Many NWS point forecast pages now offer interactive elements such as hourly forecast tables and visual graphs. These tools often show separate values for different precipitation types, and some even include predicted snow water equivalent or ice accumulation values. This can help canyoneers assess not just how much precipitation is expected, but what form it will take—and when.

Precipitation Type and Flash Flood Risk[edit]

In addition to the likelihood and amount of precipitation, the type of precipitation also affects flash flood risk. Liquid forms—such as rain, freezing rain, and hail—present the most immediate threat, as they generate runoff quickly and directly contribute to rising flows in drainages. Even modest rainfall upstream can accumulate in slot canyons and create dangerous downstream conditions with little notice.

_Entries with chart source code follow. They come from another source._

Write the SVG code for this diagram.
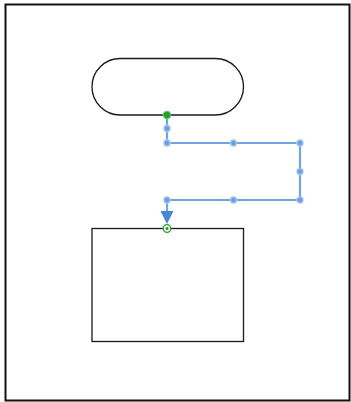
<svg xmlns="http://www.w3.org/2000/svg" width="351" height="402" viewBox="0 0 351 402">
<style>
.shape{fill:#fff;stroke:#1a1a1a;stroke-width:1.3}
.conn{fill:none;stroke:#73a2dc;stroke-width:2.2}
.h{fill:#6b9fe0;stroke:#b5d0f2;stroke-width:2;stroke-opacity:.6}
</style>
<rect x="0" y="0" width="351" height="402" fill="#fff"/>
<rect x="5.5" y="4.5" width="344" height="396" fill="none" stroke="#111" stroke-width="2"/>
<g id="terminator">
<rect class="shape" x="92" y="58.5" width="151.5" height="56.5" rx="28.25" ry="28.25"/>
</g>
<g id="process">
<rect class="shape" x="92" y="228.5" width="151.5" height="113"/>
</g>
<g id="connectors">
<path class="conn" d="M167,115 V143 H300 V200 H167 V213"/>
<path d="M160.5,211 L173.5,211 L167,224 z" fill="#4a86d8"/>
<circle class="h" cx="167" cy="128.5" r="3.2"/>
<circle class="h" cx="167" cy="143" r="3.2"/>
<circle class="h" cx="233.5" cy="143" r="3.2"/>
<circle class="h" cx="300" cy="143" r="3.2"/>
<circle class="h" cx="300" cy="171.5" r="3.2"/>
<circle class="h" cx="300" cy="200" r="3.2"/>
<circle class="h" cx="233.5" cy="200" r="3.2"/>
<circle class="h" cx="167" cy="200" r="3.2"/>
<circle cx="167" cy="115" r="3.8" fill="#22a022" stroke="#6cc56c" stroke-width="1"/>
<circle cx="167" cy="228.5" r="3.8" fill="#fff" stroke="#2a9d2a" stroke-width="1.3"/>
<circle cx="167" cy="228.5" r="1.6" fill="#2a9d2a"/>
</g>
</svg>
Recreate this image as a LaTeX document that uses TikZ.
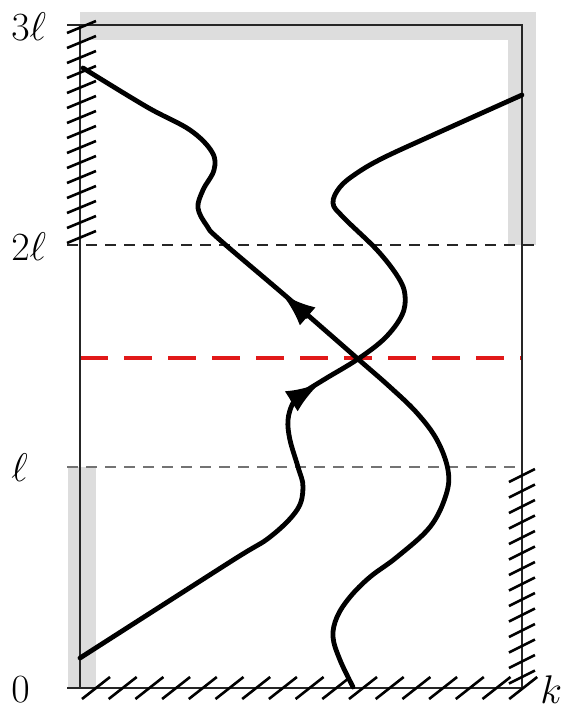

Snow behaves differently. While it rarely causes immediate flooding, it introduces delayed and sometimes prolonged risks depending on how and when it melts. There are two primary ways snow contributes to flash flooding:

  1. A fresh layer of snow on higher terrain can melt rapidly if temperatures rise suddenly. This is particularly dangerous when followed by warm rain or a sharp warm front, which accelerates the rate of melting. In these situations, a seemingly stable snow layer can release large volumes of runoff in a matter of hours.
  2. In spring, deeper and more persistent snowpack at higher elevations melts gradually as temperatures warm. While this often results in steady flows, freeze–thaw cycles can disrupt that stability. Warm days followed by freezing nights create meltwater surges that are irregular, and this instability can increase the risk of flash floods even without rainfall.

A key factor in evaluating these risks is the Snow Water Equivalent (SWE)—the amount of liquid water stored within the snow. A few inches of wet snow can release more runoff than a foot of dry powder. Forecasts that include SWE, or tools that provide gridded SWE estimates, can be extremely useful for anticipating delayed flooding due to snowmelt.